Monday, June 21, 2010

Coco Mademoiselle

At Sephora, yesterday, I once again let myself be seduced by the pretty bottle and serene pink juice, and I spritzed my wrist again with Chanel's Coco Mademoiselle. I think that part of the problem is that I have trouble remembering in between times what Coco Mademoiselle smells like, and I keep reconstructing in my mind what I imagine it to smell like--a sparer, younger version of the great Coco. And I spritz.

OK, so I don't forget this again, Coco Mademoiselle smells a lot like a Shirley Temple. As a number of people have pointed out, it is really a fruity floral, not an Oriental, as it has been wrongly promoted, and the predominant note, to me, seems to be grenadine. Not pomegranate, Rose's grenadine. Maybe that's the litchi the official notes refer to. I detect the same note in Gaultier's Ma Dame. Ma Dame disappointed the hell out of me. I spritzed it in Sephora also, and for about five minutes, it smelled like what I've been hunting for for ages, a richer, deeper version of Clinique's Happy. Then the top notes faded, and the plasticized Shirley Temple came on full blast.

This note, whatever it may be, seems prominent in a lot of the popular fragrances of the past several years, and I can't stand it. It's not a bad smell, it's just the last thing I would ever want to smell like. Artificial and sweet.
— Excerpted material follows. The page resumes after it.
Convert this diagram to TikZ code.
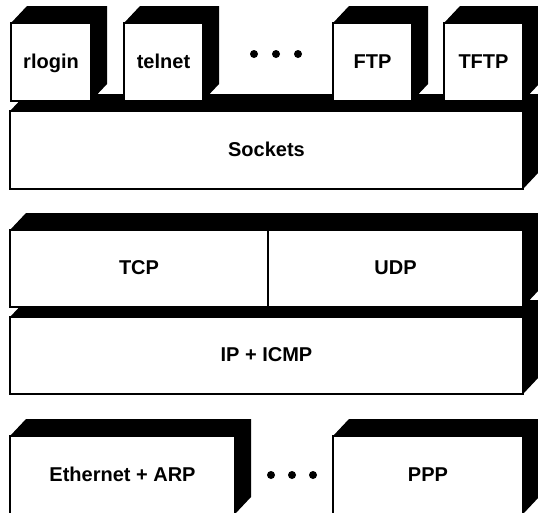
\documentclass[tikz,border=0pt]{standalone}
\usepackage{fontspec}
\setmainfont{Liberation Sans}
\def\bdx{16}
\def\bdy{17}
\newcommand\extrude[4]{\fill[extr] (#1,#2) -- (#1+\bdx,#2-\bdy) -- (#3+\bdx,#2-\bdy) -- (#3+\bdx,#4-\bdy) -- (#3,#4) -- (#3,#2) -- cycle;}
\newcommand\slab[6]{\extrude{#2}{#3}{#4}{#5}\node[face, minimum width=#4-#2, minimum height=#5-#3] (#1) at ({(#2+#4)/2},{(#3+#5)/2}) {#6};}
\begin{document}
\begin{tikzpicture}[x=1pt,y=-1pt,
  face/.style={draw=black, fill=white, line width=1.2pt, inner sep=0pt,
    text height=15pt, text depth=3pt,
    font=\fontsize{20}{24}\selectfont\bfseries},
  extr/.style={fill=black},
  dot/.style={fill=black}]
\useasboundingbox (0,0) rectangle (538,512);
% application layer
\slab{sockets}{10}{111}{523}{189}{Sockets}
\slab{rlogin}{11}{23}{91}{101}{rlogin}
\slab{telnet}{124}{23}{203}{101}{telnet}
\slab{ftp}{333}{23}{412}{101}{FTP}
\slab{tftp}{444}{23}{523}{101}{TFTP}
\foreach \x in {254,276,298} \fill[dot] (\x,54) circle (4);
% transport / network
\slab{ip}{10}{317}{523}{394}{IP + ICMP}
\extrude{10}{230}{523}{307}
\node[face, minimum width=258, minimum height=77] (tcp) at (139,268.5) {TCP};
\node[face, minimum width=255, minimum height=77] (udp) at (395.5,268.5) {UDP};
% link layer
\slab{eth}{10}{436}{235}{514}{Ethernet + ARP}
\slab{ppp}{333}{436}{523}{514}{PPP}
\foreach \x in {271,292,313} \fill[dot] (\x,475) circle (4);
\end{tikzpicture}
\end{document}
Coco Mademoiselle dries down into something less fruity, and rather more pleasant, but I smell plastic all the way to the bottom. Note to self: do not spray this on me again. It is not working.

Monday, May 10, 2010

Vierges et Toreros

You have to love a perfume, for one thing, called 'Virgins and Toreros', although I am baffled by Etat Libre d'Orange's decision to title it in French, which makes no sense at all.


V&T starts off with a mad flamenco stomp of serious white flowers, followed by a mad flamenco stomp of rawhide. We are not kidding around with the leather on this one. We are not talking about nice glove leather, or subtle suede, or gentleman's tack, or that soft musky smell that sometimes gets called 'leather' in perfume. We're talking that stiff, unfinished orangey stuff that smells to high heaven of LEATHER. The overall impact is sexy, up-in-your-face, and is basically the scent equivalent of the sound of mariachi brass.

Then the Play-Doh gets involved. Within ten minutes, surfacing slowly from the rough leather, this salty, doughy, incredibly familiar smell. Stomping and twirling like a matador in the suit of lights made entirely from Play-Doh. Ole.

Friday, March 19, 2010

Chanel No. 5

When my parents and I flew to San Diego for my grandmother's funeral, we stayed in the little apartment she had lived in for the last several years of her life. On the counter in the bathroom was a half-empty bottle of Chanel No. 5.

I idly sprayed a dab of it on my wrist, thinking, I think, that it would smell like her. It didn't, it smelled to me of generic grandmotherly perfume, but didn't spark any particular smell memory. Too powdery and archaic for me at the time--I was not even a newbie perfumista at the time--and I put it aside.

Now, I should explain, before I come to my most recent experiment with Chanel's great masterpiece, that my grandma was horribly allergic to most fragrant flowers. We never sent flowers for birthdays, and they were never in her home. I remember walking with her in Golden Gate Park, hearing her reminisce about the time my aunt and a friend of hers, with the best of intentions, filled her room with jasmine blooms in little vases. She woke up to breakfast in bed, but was unable to open her eyes, which had swelled up from all the jasmine.

A few weeks ago, I was walking through the Macy's in downtown San Francisco, and hovered briefly by the Chanel counter. On a whim, I picked up the Chanel No. 5 EDP and sprayed my inner arm heavily.

The first hit was of dusty, chypric notes, less powdery than I recalled, and then, five minutes later, as I walked out of the store, I was hit with a high, screeching note that emerged out of nowhere, and which I could only identify dazedly as smelling like peaches in syrup and mint. It howled. I had no idea what it was, since as best I could remember the official notes of No. 5, Screaming Minty Fruit Salad was not among them.

Today, walking by the baseball field on a sunny spring day, I got hit with the smell again, this time in context, and now I know--that's the jasmine, that high heady screech smell. Funny, and a little bit ironic, that the note I smell strongest in No. 5 is the one that, on the vine, would make my grandmother flee the garden.